KAWASAN di tepi Pantai Tubanan, Jepara, Jawa Tengah, sebentar lagi bakal ramai. Bangunan yang hampir runtuh dan tidak terawat akan diperbaiki. Rumput dan ilalang yang menjulang ke langit bakal dibabat habis. Ribuan pekerja segera meramaikan area seluas 150 hektare tersebut.
Pembangkit listrik Tanjung Jati B segera dilanjutkan pembangunannya. Proyek yang dimulai di era Soeharto ini sempat ditunda karena harganya dinilai kelewat mahal. Tapi, karena kontrak telah diteken dan tak bisa dibatalkan begitu saja, negosiasi ulang digelar. Ada dua opsi penyelesaian.
Pertama, menggunakan pola sewa guna usaha (financial lease scheme). Caranya, PLN akan menyewa listrik dari perusahaan pengelola yang dibentuk Sumitomo. Alternatif lain, PLN membeli (buy-out) Tanjung Jati B sehingga penuh menjadi miliknya.
Apa pun jalan yang ditempuh, pendanaan akan dikucurkan pemerintah Jepang melalui Japan Bank for International Cooperation (JBIC). Namun, jika leasing yang dipilih, JBIC akan mengenakan bunga komersial. Kalau memilih buy-out—karena pemerintah Indonesia yang langsung bertindak selaku peminjam—bunga yang dibebankan sangatlah lunak.
"Sebenarnya, buy-out pilihan paling tepat," kata seorang pejabat PLN yang tak bersedia disebut namanya. Dengan pembelian ini, PLN akan menjadi pemilik sekaligus operator Tanjung Jati B. Adapun pemilik lama sebatas menjadi kontraktor untuk menyelesaikan pembangunan proyek.
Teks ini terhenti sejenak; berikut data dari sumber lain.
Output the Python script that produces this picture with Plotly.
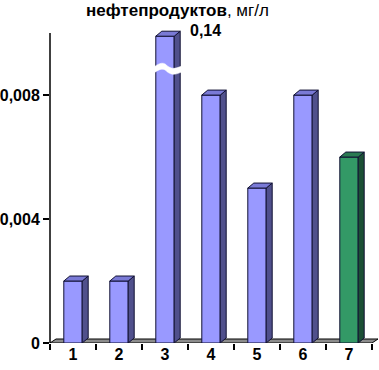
import plotly.graph_objects as go

# ---- data ----
categories = ["1", "2", "3", "4", "5", "6", "7"]
values = [0.002, 0.002, 0.14, 0.008, 0.005, 0.008, 0.006]
display_cap = 0.0099          # bar 3 is drawn broken at the top of the axis
big_label = "0,14"
y_tickvals = [0, 0.004, 0.008]
y_ticktext = ["0", "0,004", "0,008"]
title_bold = "нефтепродуктов"
title_unit = ", мг/л"

# ---- styling ----
front_colors = ["#9999FF"] * 6 + ["#339966"]
top_colors = ["#7A7AD6"] * 6 + ["#2A7A52"]
side_colors = ["#50508C"] * 6 + ["#1B4F35"]
FONT = "Arial, Liberation Sans, sans-serif"
W, H = 379, 370
L, R, T, B = 50, 7, 30, 27
YMAX = 0.0101
x_pos = list(range(1, len(categories) + 1))
bar_w = 0.4
plot_w = W - L - R
plot_h = H - T - B
px_x = plot_w / len(categories)
px_y = plot_h / YMAX
dx = 6 / px_x          # 3D depth in x units
dy = 5 / px_y          # 3D depth in y units

shown = [min(v, display_cap) for v in values]

fig = go.Figure()
fig.add_trace(go.Bar(
    x=x_pos, y=shown, width=bar_w,
    marker=dict(color=front_colors, line=dict(color="#111133", width=1)),
    hoverinfo="skip", showlegend=False,
))

shapes = []
# floor slab
fdx = 6 / plot_w
shapes.append(dict(type="path", xref="paper", yref="y", layer="below",
                   path=f"M 0,0 L 1,0 L {1+fdx},{dy*0.8} L {fdx},{dy*0.8} Z",
                   fillcolor="#8C8C8C", line=dict(color="#000000", width=1)))

for xc, v, tc, sc in zip(x_pos, shown, top_colors, side_colors):
    xl, xr = xc - bar_w / 2, xc + bar_w / 2
    shapes.append(dict(type="path", xref="x", yref="y", layer="above",
                       path=f"M {xr},0 L {xr+dx},{dy} L {xr+dx},{v+dy} L {xr},{v} Z",
                       fillcolor=sc, line=dict(color="#111133", width=1)))
    shapes.append(dict(type="path", xref="x", yref="y", layer="above",
                       path=f"M {xl},{v} L {xl+dx},{v+dy} L {xr+dx},{v+dy} L {xr},{v} Z",
                       fillcolor=tc, line=dict(color="#111133", width=1)))

# break mark on the tall bar
bi = values.index(max(values))
bx = x_pos[bi]
yc = (343 - 69) / px_y
h = 3.0 / px_y
a = 2.0 / px_y
x0 = bx - bar_w / 2 - 0.07
x1 = bx + bar_w / 2 + dx + 0.04
xm = (x0 + x1) / 2
path = (f"M {x0},{yc+h-a} C {x0+(xm-x0)*0.5},{yc+h+2*a} {xm-(xm-x0)*0.2},{yc+h+2*a} {xm},{yc+h} "
        f"C {xm+(x1-xm)*0.4},{yc+h-2*a} {x1-(x1-xm)*0.4},{yc+h-a} {x1},{yc+h} "
        f"L {x1},{yc-h} "
        f"C {x1-(x1-xm)*0.4},{yc-h-a} {xm+(x1-xm)*0.4},{yc-h-2*a} {xm},{yc-h} "
        f"C {xm-(xm-x0)*0.2},{yc-h+2*a} {x0+(xm-x0)*0.5},{yc-h+2*a} {x0},{yc-h-a} Z")
shapes.append(dict(type="path", xref="x", yref="y", layer="above", path=path,
                   fillcolor="white", line=dict(color="white", width=0.5)))

# y axis line
shapes.append(dict(type="line", xref="paper", yref="y", x0=0, x1=0, y0=0, y1=0.01,
                   line=dict(color="black", width=1.5)))

boundaries = [x - 0.5 for x in x_pos] + [x_pos[-1] + 0.5]

fig.update_layout(
    width=W, height=H, margin=dict(l=L, r=R, t=T, b=B),
    paper_bgcolor="white", plot_bgcolor="white",
    font=dict(family=FONT, size=16, color="black"),
    shapes=shapes,
    xaxis=dict(range=[0.5, len(categories) + 0.5], tickvals=boundaries,
               showticklabels=False, ticks="outside", ticklen=6, tickwidth=1.5,
               tickcolor="black", showgrid=False, zeroline=False, showline=False,
               automargin=False),
    xaxis2=dict(range=[0.5, len(categories) + 0.5], overlaying="x", anchor="y",
                side="bottom", tickvals=x_pos, ticktext=categories, ticks="",
                showgrid=False, zeroline=False, showline=False, automargin=False,
                tickfont=dict(family=FONT, size=16, color="black", weight="bold")),
    yaxis=dict(range=[0, YMAX], tickvals=y_tickvals, ticktext=y_ticktext,
               ticks="outside", ticklen=6, tickwidth=1.5, tickcolor="black",
               showgrid=False, zeroline=False, showline=False, automargin=False,
               tickfont=dict(family=FONT, size=16, color="black", weight="bold")),
    bargap=0.6,
)
# invisible trace to activate xaxis2
fig.add_trace(go.Scatter(x=[x_pos[0]], y=[0], xaxis="x2", mode="markers",
                         marker=dict(opacity=0), hoverinfo="skip", showlegend=False))

fig.add_annotation(xref="paper", yref="paper", x=(177 - L) / plot_w, y=(343 - 10) / plot_h,
                   text=f"<b>{title_bold}</b>{title_unit}", showarrow=False,
                   xanchor="center", yanchor="middle",
                   font=dict(family=FONT, size=17, color="black"))
fig.add_annotation(xref="x", yref="y", x=bx + 0.5, y=display_cap, text=f"<b>{big_label}</b>",
                   showarrow=False, xanchor="left", yanchor="middle", yshift=6,
                   font=dict(family=FONT, size=16, color="black"))

fig.write_html("out.html", config={"displayModeBar": False},
               post_script="document.body.style.margin='0';document.body.style.overflow='hidden';")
Dengan pola ini, JBIC sendiri telah menyatakan persetujuannya untuk mengucurkan pinjaman US$ 1,150 miliar. Bunganya amat rendah, tak lebih dari 2 persen. Jangka waktu pembayarannya pun sangat lunak, 30 tahun, plus grace period (masa tak perlu membayar bunga dulu) 10 tahun.
Namun, November lalu pemerintah menentukan lain. Tim Rehabilitasi dan Restrukturisasi PLN (biasa disebut Tim Keppres 133) yang diketuai Menteri Koordinator Perekonomian Dorodjatun Kuntjoro-Jakti menilai, metode buy-out hanya akan membebani kas negara. Utang pemerintah yang telah menggunung bakal kian menjulang.
Pola leasing dinilai paling cocok. Dengan cara ini, pembangkit listrik tetap menjadi tanggungan swasta. Sumitomo bersama PLN cukup membentuk perusahaan pengelola, yang kemudian diberi nama PT Central Java Power. Perusahaan inilah yang nantinya akan menyewakan pembangkit kepada PLN selama 20 tahun.
Masalahnya, jalur leasing ternyata tetap berbuntut ke kas negara. Pemerintah ternyata diharuskan mengeluarkan jaminan fasilitas likuiditas jika PLN gagal bayar kelak. PLN masih harus menanggung beban pajak atas impor barang modal senilai US$ 100 juta. Nilai proyek pun jadi membengkak ke angka US$ 1,650 miliar. Otomatis, tarif jadi ikut terdongkrak sekitar US$ 3,3-4,6 sen per kWh.
Padahal, kata si pejabat itu, dengan model buy-out, yang total biaya proyeknya lebih murah, tarif bisa ditekan sampai di bawah US$ 3 sen.
Jaminan likuiditas itu sendiri, sumber TEMPO menambahkan, semula telah ditolak Departemen Keuangan. Namun ketika masalahnya disodorkan ke Istana, Presiden Megawati minta supaya negosiasi segera dirampungkan. "Akhirnya Keuangan menyerah karena sudah ada perintah Presiden," katanya.
Pertanyaan serupa dilontarkan pengamat kelistrikan, Nengah Sudja. "Untuk apa negosiasi kalau pemerintah harus memberi jaminan terus? Itu menunjukkan PLN tidak mampu," ujarnya.
Selama ini, kata Nengah lagi, negosiasi listrik swasta memang tak pernah transparan. Padahal, sebagai perusahaan publik, setiap keputusan yang diambil akan berdampak ke pelanggan. Selalu yang terang-benderang cuma kenyataan ini: kalau ada kerugian, konsumenlah yang harus menanggungnya.